DIRECTIONS FOR THIS TASK —
Below are the records. Gather each line that holds "script".

LISTED ENTRIES —
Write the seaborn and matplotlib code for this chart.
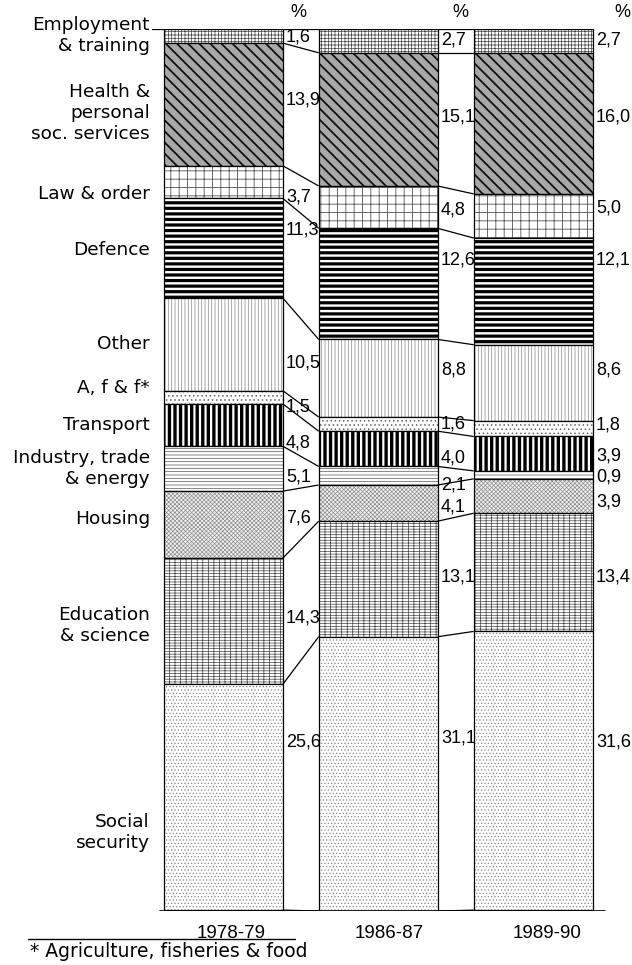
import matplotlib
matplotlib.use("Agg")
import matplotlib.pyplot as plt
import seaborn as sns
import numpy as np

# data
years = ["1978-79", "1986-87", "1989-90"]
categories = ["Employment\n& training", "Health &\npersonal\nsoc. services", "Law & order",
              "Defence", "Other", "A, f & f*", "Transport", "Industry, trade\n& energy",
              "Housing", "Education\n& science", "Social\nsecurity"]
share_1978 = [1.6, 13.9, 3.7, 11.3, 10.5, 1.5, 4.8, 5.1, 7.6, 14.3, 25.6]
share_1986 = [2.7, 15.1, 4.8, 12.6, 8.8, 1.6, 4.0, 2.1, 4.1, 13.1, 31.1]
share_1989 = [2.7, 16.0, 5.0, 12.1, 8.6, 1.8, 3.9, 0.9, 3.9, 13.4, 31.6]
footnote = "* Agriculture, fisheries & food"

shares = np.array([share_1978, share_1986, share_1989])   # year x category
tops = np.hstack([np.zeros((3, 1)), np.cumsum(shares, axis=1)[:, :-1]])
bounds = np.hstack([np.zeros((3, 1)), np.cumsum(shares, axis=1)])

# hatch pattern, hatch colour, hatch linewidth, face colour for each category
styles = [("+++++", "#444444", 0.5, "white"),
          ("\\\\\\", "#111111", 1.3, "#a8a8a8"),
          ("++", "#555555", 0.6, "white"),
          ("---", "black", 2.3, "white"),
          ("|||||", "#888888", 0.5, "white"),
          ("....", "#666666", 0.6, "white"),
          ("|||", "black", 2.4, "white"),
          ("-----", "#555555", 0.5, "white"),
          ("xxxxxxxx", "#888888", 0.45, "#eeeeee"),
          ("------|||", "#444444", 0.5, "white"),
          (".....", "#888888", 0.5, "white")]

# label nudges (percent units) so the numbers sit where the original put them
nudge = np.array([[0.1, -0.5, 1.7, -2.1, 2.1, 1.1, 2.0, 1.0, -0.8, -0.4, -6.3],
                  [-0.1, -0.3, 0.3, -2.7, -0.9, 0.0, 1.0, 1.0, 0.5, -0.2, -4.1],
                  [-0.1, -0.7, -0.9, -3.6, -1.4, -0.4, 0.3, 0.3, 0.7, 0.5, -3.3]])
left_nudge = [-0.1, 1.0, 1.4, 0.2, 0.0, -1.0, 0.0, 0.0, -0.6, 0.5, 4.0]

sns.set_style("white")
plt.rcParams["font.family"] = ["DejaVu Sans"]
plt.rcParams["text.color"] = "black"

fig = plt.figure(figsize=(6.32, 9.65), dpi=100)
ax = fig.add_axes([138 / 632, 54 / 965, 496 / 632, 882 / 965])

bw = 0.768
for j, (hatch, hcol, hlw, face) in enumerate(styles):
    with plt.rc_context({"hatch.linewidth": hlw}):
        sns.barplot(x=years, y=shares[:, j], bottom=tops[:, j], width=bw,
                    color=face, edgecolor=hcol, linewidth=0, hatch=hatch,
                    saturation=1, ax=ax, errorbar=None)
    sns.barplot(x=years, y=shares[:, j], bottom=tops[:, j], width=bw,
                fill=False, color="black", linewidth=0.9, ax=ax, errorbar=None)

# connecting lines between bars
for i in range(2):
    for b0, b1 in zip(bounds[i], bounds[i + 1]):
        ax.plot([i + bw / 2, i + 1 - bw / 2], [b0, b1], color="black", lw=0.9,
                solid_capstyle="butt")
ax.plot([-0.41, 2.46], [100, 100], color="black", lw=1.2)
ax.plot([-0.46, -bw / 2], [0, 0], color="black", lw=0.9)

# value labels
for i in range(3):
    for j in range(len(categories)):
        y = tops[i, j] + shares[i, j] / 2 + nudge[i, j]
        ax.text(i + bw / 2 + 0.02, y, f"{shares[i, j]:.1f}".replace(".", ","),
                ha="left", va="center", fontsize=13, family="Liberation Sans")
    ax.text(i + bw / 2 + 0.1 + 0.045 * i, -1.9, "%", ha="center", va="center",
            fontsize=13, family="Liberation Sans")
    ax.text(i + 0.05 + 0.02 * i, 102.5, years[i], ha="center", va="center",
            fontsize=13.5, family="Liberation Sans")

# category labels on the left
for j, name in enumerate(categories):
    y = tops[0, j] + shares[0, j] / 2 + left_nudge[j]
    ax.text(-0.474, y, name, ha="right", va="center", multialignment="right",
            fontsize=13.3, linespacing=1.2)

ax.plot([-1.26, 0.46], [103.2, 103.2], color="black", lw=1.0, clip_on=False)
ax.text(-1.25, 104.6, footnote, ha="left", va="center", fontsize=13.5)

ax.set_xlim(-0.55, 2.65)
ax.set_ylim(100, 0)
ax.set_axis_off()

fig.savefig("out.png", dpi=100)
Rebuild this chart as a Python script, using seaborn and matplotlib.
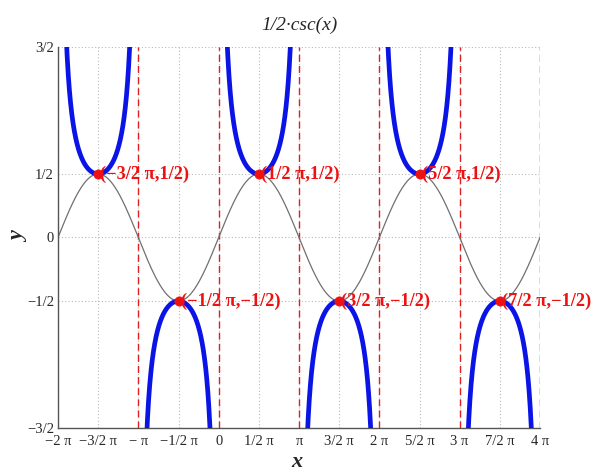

---

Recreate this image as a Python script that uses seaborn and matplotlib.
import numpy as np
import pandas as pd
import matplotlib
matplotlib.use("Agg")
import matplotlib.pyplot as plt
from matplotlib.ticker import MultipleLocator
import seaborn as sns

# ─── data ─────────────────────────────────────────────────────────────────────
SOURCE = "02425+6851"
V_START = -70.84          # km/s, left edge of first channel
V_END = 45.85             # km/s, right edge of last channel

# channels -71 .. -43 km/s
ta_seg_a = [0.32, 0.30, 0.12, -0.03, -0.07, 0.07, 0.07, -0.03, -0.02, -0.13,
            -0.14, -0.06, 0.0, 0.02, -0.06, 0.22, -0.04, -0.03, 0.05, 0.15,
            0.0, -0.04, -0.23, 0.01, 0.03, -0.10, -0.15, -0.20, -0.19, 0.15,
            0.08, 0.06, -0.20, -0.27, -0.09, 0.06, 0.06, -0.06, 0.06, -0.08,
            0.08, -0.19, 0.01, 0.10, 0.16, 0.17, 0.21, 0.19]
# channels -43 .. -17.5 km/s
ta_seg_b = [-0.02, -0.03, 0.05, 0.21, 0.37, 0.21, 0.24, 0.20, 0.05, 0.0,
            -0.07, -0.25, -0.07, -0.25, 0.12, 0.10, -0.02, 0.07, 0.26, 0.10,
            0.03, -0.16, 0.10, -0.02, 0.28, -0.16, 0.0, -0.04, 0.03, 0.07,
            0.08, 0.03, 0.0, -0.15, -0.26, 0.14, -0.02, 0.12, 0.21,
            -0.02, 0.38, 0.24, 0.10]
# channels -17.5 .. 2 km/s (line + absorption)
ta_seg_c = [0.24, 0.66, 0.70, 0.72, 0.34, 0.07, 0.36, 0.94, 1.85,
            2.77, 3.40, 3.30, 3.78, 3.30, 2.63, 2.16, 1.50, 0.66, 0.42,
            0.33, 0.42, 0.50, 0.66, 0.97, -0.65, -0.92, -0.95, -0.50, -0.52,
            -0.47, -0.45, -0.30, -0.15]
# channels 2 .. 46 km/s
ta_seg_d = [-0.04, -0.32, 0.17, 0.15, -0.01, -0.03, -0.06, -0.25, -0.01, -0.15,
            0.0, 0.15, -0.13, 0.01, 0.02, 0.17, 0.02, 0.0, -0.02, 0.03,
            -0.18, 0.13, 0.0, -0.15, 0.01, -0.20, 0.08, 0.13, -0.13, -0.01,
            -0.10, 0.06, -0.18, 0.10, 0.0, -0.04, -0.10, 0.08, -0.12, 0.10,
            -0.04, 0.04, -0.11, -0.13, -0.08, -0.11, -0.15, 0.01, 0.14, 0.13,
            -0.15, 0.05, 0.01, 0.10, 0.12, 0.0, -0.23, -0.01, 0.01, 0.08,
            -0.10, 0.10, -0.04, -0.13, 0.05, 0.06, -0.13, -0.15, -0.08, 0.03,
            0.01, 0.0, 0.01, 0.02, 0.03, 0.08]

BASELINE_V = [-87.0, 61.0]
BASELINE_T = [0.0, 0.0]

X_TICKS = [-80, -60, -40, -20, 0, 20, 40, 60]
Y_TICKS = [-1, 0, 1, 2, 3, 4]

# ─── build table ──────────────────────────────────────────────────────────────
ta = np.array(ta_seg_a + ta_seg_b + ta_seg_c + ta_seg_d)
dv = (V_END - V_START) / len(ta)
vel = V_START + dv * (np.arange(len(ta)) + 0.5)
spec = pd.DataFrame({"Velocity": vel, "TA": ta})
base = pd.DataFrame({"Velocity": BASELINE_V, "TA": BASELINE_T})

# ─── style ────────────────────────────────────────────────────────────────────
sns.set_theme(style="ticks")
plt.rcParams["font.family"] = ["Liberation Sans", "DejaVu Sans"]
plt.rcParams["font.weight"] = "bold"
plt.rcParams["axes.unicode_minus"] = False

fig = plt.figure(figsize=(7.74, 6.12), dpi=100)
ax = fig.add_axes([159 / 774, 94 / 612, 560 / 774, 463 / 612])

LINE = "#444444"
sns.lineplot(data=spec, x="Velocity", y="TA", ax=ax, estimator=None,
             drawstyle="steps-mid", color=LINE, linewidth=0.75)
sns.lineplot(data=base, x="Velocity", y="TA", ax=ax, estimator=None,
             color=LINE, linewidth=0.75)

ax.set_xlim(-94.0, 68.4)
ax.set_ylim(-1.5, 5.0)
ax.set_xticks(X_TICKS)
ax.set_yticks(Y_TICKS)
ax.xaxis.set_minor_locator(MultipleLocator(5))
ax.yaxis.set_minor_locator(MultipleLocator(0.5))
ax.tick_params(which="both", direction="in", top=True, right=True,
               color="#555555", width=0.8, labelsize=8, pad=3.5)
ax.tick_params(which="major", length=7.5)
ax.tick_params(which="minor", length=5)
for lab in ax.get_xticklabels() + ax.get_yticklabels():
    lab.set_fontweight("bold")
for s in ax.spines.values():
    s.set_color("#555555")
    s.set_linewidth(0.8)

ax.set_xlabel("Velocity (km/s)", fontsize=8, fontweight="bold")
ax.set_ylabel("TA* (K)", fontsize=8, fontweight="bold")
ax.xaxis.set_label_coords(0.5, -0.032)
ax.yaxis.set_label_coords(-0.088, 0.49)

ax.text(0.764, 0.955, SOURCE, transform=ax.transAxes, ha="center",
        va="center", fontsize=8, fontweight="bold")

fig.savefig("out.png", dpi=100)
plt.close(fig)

* * *

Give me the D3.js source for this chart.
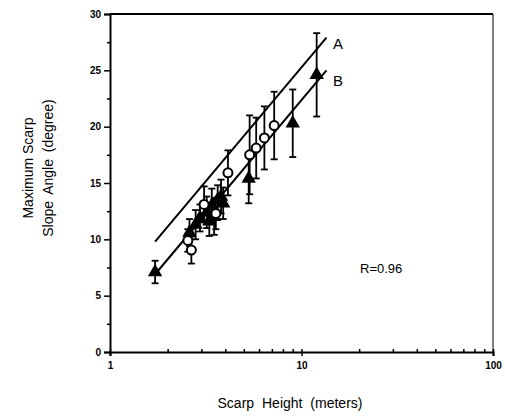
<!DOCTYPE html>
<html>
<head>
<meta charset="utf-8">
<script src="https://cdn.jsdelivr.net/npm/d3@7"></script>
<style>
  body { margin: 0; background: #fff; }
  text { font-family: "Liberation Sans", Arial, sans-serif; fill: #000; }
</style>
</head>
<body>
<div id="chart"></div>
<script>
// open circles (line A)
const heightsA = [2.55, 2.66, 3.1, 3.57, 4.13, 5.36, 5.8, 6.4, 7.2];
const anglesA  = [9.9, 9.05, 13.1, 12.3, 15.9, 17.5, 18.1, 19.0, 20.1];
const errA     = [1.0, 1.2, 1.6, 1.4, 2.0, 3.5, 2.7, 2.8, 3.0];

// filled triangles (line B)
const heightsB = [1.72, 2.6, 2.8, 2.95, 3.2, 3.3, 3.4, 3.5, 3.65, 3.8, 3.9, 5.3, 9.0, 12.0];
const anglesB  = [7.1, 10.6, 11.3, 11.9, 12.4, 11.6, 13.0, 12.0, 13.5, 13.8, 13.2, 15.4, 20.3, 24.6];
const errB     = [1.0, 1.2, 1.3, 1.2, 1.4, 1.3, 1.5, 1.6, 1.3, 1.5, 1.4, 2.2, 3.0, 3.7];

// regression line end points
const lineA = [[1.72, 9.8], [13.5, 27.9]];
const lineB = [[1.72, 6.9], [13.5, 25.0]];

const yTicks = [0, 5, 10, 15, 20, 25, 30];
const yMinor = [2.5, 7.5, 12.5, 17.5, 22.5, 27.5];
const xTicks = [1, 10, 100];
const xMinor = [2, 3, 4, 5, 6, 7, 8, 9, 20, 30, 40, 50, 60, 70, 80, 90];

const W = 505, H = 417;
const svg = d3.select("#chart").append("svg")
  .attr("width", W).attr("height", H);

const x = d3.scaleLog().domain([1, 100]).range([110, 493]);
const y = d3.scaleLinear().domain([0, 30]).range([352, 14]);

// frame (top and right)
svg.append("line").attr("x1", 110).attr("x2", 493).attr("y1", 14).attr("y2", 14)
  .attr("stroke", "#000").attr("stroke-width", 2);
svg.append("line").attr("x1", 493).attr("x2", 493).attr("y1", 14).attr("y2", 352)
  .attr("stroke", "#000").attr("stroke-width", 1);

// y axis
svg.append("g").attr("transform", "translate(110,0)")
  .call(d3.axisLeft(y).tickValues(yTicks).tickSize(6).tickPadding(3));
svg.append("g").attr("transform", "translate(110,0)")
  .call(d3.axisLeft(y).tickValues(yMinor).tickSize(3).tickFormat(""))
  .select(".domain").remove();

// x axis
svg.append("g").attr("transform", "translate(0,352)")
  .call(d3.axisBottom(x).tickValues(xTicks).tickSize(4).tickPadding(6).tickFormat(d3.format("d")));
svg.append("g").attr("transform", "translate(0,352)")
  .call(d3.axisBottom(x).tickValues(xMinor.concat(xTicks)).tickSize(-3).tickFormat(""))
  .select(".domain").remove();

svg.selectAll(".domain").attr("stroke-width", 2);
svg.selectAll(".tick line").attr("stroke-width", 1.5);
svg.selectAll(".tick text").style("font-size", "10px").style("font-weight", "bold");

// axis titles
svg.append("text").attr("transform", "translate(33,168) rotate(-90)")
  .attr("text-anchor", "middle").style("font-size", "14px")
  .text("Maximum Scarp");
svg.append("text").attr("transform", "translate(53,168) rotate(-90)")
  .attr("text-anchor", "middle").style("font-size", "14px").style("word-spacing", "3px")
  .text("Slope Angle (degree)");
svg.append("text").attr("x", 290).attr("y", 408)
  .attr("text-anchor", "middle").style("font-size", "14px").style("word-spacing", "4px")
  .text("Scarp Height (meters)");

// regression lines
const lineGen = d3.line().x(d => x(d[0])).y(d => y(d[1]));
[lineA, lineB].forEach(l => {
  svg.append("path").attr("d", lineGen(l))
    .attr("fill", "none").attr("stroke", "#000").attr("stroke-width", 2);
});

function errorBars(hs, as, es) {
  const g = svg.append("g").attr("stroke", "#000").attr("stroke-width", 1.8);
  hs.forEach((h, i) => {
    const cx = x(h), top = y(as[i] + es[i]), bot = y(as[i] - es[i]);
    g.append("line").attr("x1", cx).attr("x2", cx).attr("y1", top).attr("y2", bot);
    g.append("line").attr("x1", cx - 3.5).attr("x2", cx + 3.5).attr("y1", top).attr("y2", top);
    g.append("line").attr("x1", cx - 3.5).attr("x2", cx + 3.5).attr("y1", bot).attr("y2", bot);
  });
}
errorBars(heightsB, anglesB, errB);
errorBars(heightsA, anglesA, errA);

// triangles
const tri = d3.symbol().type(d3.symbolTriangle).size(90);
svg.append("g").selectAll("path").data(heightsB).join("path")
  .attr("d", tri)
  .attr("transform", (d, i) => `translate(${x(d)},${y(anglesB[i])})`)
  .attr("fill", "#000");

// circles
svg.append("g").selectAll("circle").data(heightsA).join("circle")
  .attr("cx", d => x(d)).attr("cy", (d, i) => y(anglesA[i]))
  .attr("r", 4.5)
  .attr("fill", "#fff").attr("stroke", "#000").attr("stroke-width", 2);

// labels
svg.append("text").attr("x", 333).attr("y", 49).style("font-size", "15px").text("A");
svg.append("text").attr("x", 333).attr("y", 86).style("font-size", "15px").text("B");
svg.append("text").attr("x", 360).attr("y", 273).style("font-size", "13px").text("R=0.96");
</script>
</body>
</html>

COMPLETED TASK —
Rebuild this chart as a Python script, using seaborn and matplotlib.
Recreate this image as a Python script that uses seaborn and matplotlib.
<script src="https://cdn.jsdelivr.net/npm/d3@7"></script>
<script>
</script>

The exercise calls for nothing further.